A new single-track finish to the opening stage of the Liberty Waterberg Encounter will have the front-runners fully alert when the mountain-bike race gets under way on Friday.
Presented by STANLIB, the three-day stage race in Bela Bela, Limpopo, will see the routes taking cyclists through Sondela Nature Reserve and Elements Private Golf Reserve.
The stages will cover a total of 172km with 2 774 metres of ascent and route director Mel Meyer has promised a good workout for all riders, but one they will be able to manage.
He said they had introduced two changes to the opening stage, which should give the riders something to think about.
“On the first day, the route up to the second water point is the same as last year, but then they will experience something new,” he said.
“We have built a fresh trail of single-track on a 6km section and this is something they will have to work through.
“There is a tough little climb, followed by a bit of a scary downhill, which will be virgin trail for them all.”
With much of the hard work still awaiting the riders over the last 20km, Meyer said they had altered the finish from the tar road of last year to a single-track through Elements Golf Reserve.
“This means that the front guys will need to be aware of what is happening because once you get into the single-track with 3km to go there is no way you can do any overtaking,” said Meyer.
“It’s a new section and the guys will have to get into the right position going into it.”
He added that the second stage was much the same as last year, while they had introduced some changes to the final day’s route.

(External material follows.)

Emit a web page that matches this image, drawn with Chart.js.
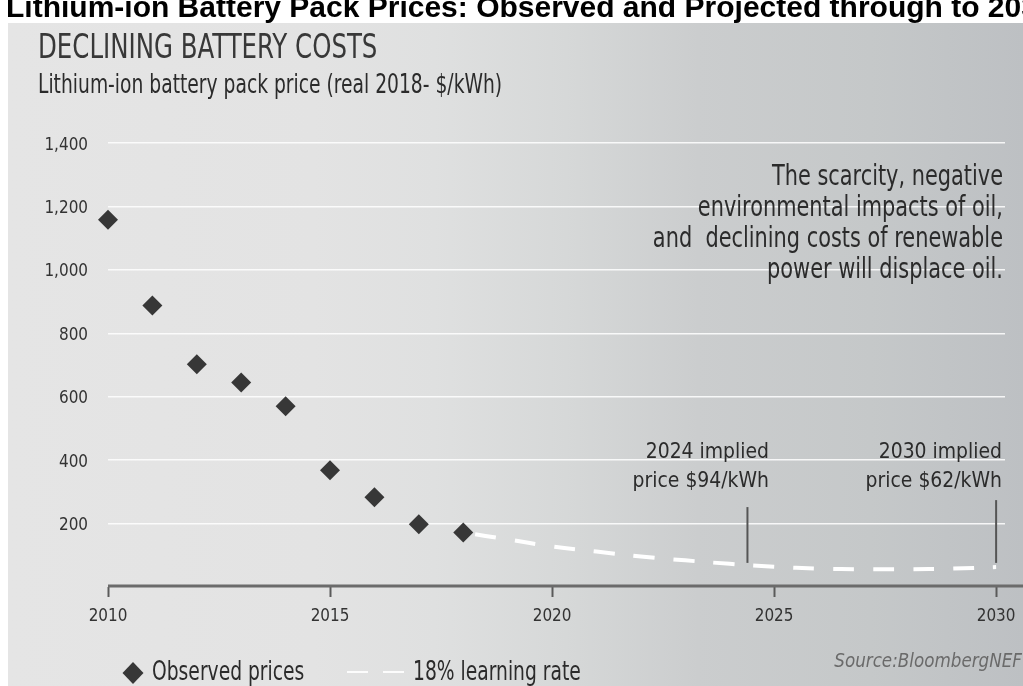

“We will be using the single-track we created for the end of stage one, but this time they will be going in the opposite direction, so there will be a bit of a climb early on.
“Further on in the route we had some heavy, sandy sections last year, but we have reduced those and the riders will experience some nice, fast-flowing single-track through Sondela.
“The stage will end with a fast 15km section of single-track, which takes you to the finish.”
Meyer said their objective was to produce a balanced route, with a certain degree of challenges, but one which was manageable for a wide range of riders.
“You must remember, this is the Waterberg, so there can be some testing sections in the bushveld,” he said.
“We want the entrants to be able to manage the routes, but without making it a walk in the park.
“At the end of the day they must feel they have come through a proper test, but not so damaging that they immediately want to go and sell their bikes.
“As a social rider myself, I believe we have achieved the right balance.”